### Problem
Reproduce each line of the material exactly, minus any picture.
>> Begin
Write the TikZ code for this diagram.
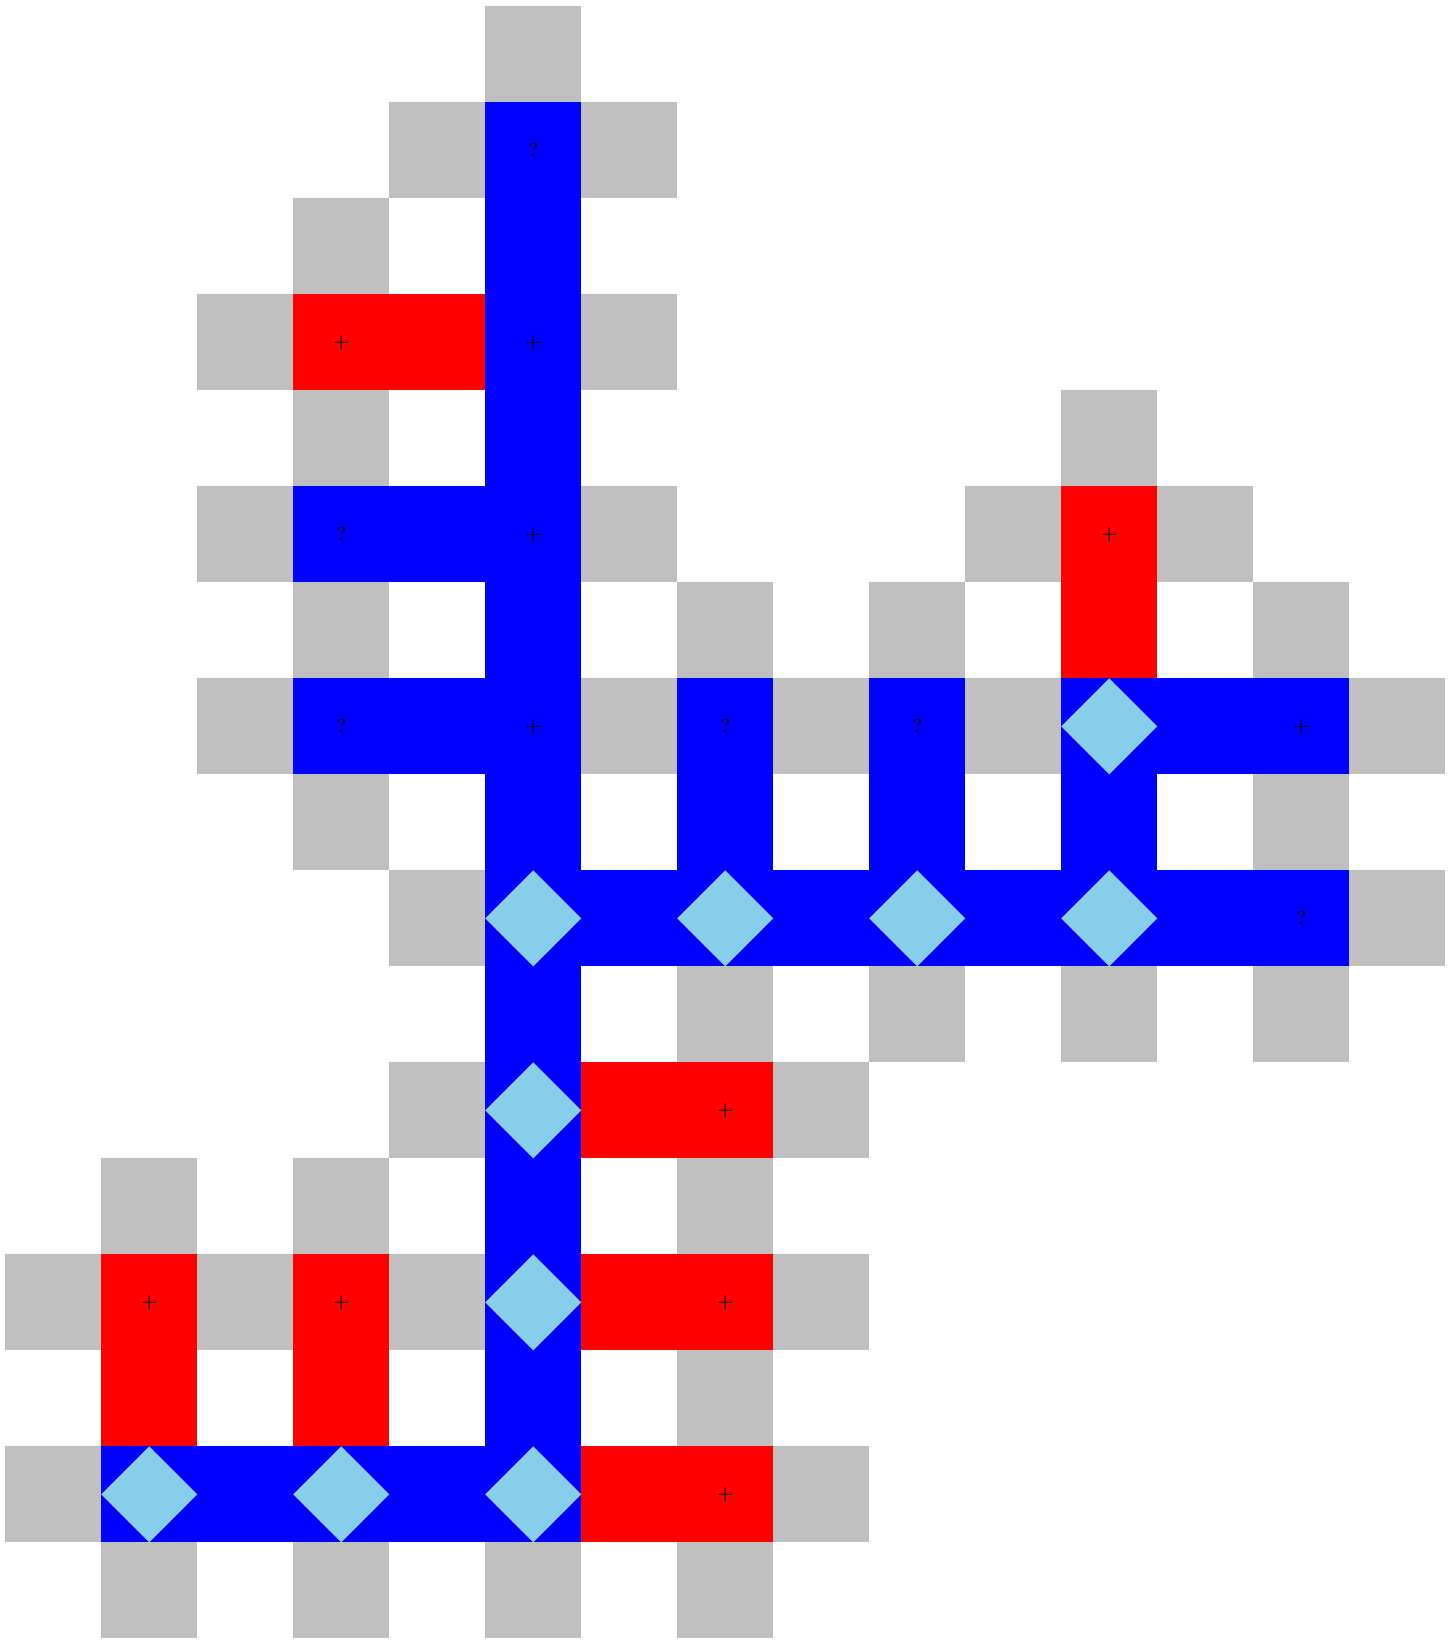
\documentclass[tikz,border=0pt]{standalone}
\usetikzlibrary{shapes.geometric}
\definecolor{cellgray}{RGB}{192,192,192}
\definecolor{cellblue}{RGB}{0,0,255}
\definecolor{cellred}{RGB}{255,0,0}
\definecolor{gemblue}{RGB}{135,206,235}
\tikzset{
  graycell/.style={fill=cellgray},
  bluecell/.style={fill=cellblue},
  redcell/.style={fill=cellred},
  gem/.style={fill=gemblue},
  celltext/.style={font=\fontsize{5.5}{6}\selectfont, inner sep=0pt, text=black}
}
\begin{document}
\begin{tikzpicture}
\useasboundingbox (-0.054,0.066) rectangle (15.061,-17.069);
% gray cells
\foreach \c/\r in {5/0,4/1,6/1,3/2,2/3,6/3,3/4,11/4,2/5,6/5,10/5,12/5,3/6,7/6,9/6,13/6,
  2/7,6/7,8/7,10/7,14/7,3/8,13/8,4/9,14/9,7/10,9/10,11/10,13/10,4/11,8/11,
  1/12,3/12,7/12,0/13,2/13,4/13,8/13,7/14,0/15,8/15,1/16,3/16,5/16,7/16}
  \fill[graycell] (\c,-\r) rectangle ++(1,-1);
% blue cells
\foreach \r in {1,...,15}
  \fill[bluecell] (5,-\r) rectangle ++(1,-1);
\foreach \c/\r in {3/5,4/5,3/7,4/7,7/7,9/7,11/7,12/7,13/7,7/8,9/8,11/8,
  6/9,7/9,8/9,9/9,10/9,11/9,12/9,13/9,1/15,2/15,3/15,4/15}
  \fill[bluecell] (\c,-\r) rectangle ++(1,-1);
% red cells
\foreach \c/\r in {3/3,4/3,11/5,11/6,6/11,7/11,1/13,1/14,3/13,3/14,6/13,7/13,6/15,7/15}
  \fill[redcell] (\c,-\r) rectangle ++(1,-1);
% diamonds
\foreach \c/\r in {11/7,5/9,7/9,9/9,11/9,5/11,5/13,1/15,3/15,5/15}
  \fill[gem] (\c+0.5,-\r) -- (\c+1,-\r-0.5) -- (\c+0.5,-\r-1) -- (\c,-\r-0.5) -- cycle;
% labels
\foreach \c/\r in {5/1,3/5,3/7,7/7,9/7,13/9}
  \node[celltext] (q\c-\r) at (\c+0.5,-\r-0.5) {?};
\foreach \c/\r in {3/3,5/3,5/5,5/7,11/5,13/7,7/11,1/13,3/13,7/13,7/15}
  \node[celltext] (p\c-\r) at (\c+0.5,-\r-0.5) {+};
\end{tikzpicture}
\end{document}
>> End
### Output for this exercise
Write the TikZ code for this diagram.
\documentclass[tikz,border=0pt]{standalone}
\usetikzlibrary{shapes.geometric}
\definecolor{cellgray}{RGB}{192,192,192}
\definecolor{cellblue}{RGB}{0,0,255}
\definecolor{cellred}{RGB}{255,0,0}
\definecolor{gemblue}{RGB}{135,206,235}
\tikzset{
  graycell/.style={fill=cellgray},
  bluecell/.style={fill=cellblue},
  redcell/.style={fill=cellred},
  gem/.style={fill=gemblue},
  celltext/.style={font=\fontsize{5.5}{6}\selectfont, inner sep=0pt, text=black}
}
\begin{document}
\begin{tikzpicture}
\useasboundingbox (-0.054,0.066) rectangle (15.061,-17.069);
% gray cells
\foreach \c/\r in {5/0,4/1,6/1,3/2,2/3,6/3,3/4,11/4,2/5,6/5,10/5,12/5,3/6,7/6,9/6,13/6,
  2/7,6/7,8/7,10/7,14/7,3/8,13/8,4/9,14/9,7/10,9/10,11/10,13/10,4/11,8/11,
  1/12,3/12,7/12,0/13,2/13,4/13,8/13,7/14,0/15,8/15,1/16,3/16,5/16,7/16}
  \fill[graycell] (\c,-\r) rectangle ++(1,-1);
% blue cells
\foreach \r in {1,...,15}
  \fill[bluecell] (5,-\r) rectangle ++(1,-1);
\foreach \c/\r in {3/5,4/5,3/7,4/7,7/7,9/7,11/7,12/7,13/7,7/8,9/8,11/8,
  6/9,7/9,8/9,9/9,10/9,11/9,12/9,13/9,1/15,2/15,3/15,4/15}
  \fill[bluecell] (\c,-\r) rectangle ++(1,-1);
% red cells
\foreach \c/\r in {3/3,4/3,11/5,11/6,6/11,7/11,1/13,1/14,3/13,3/14,6/13,7/13,6/15,7/15}
  \fill[redcell] (\c,-\r) rectangle ++(1,-1);
% diamonds
\foreach \c/\r in {11/7,5/9,7/9,9/9,11/9,5/11,5/13,1/15,3/15,5/15}
  \fill[gem] (\c+0.5,-\r) -- (\c+1,-\r-0.5) -- (\c+0.5,-\r-1) -- (\c,-\r-0.5) -- cycle;
% labels
\foreach \c/\r in {5/1,3/5,3/7,7/7,9/7,13/9}
  \node[celltext] (q\c-\r) at (\c+0.5,-\r-0.5) {?};
\foreach \c/\r in {3/3,5/3,5/5,5/7,11/5,13/7,7/11,1/13,3/13,7/13,7/15}
  \node[celltext] (p\c-\r) at (\c+0.5,-\r-0.5) {+};
\end{tikzpicture}
\end{document}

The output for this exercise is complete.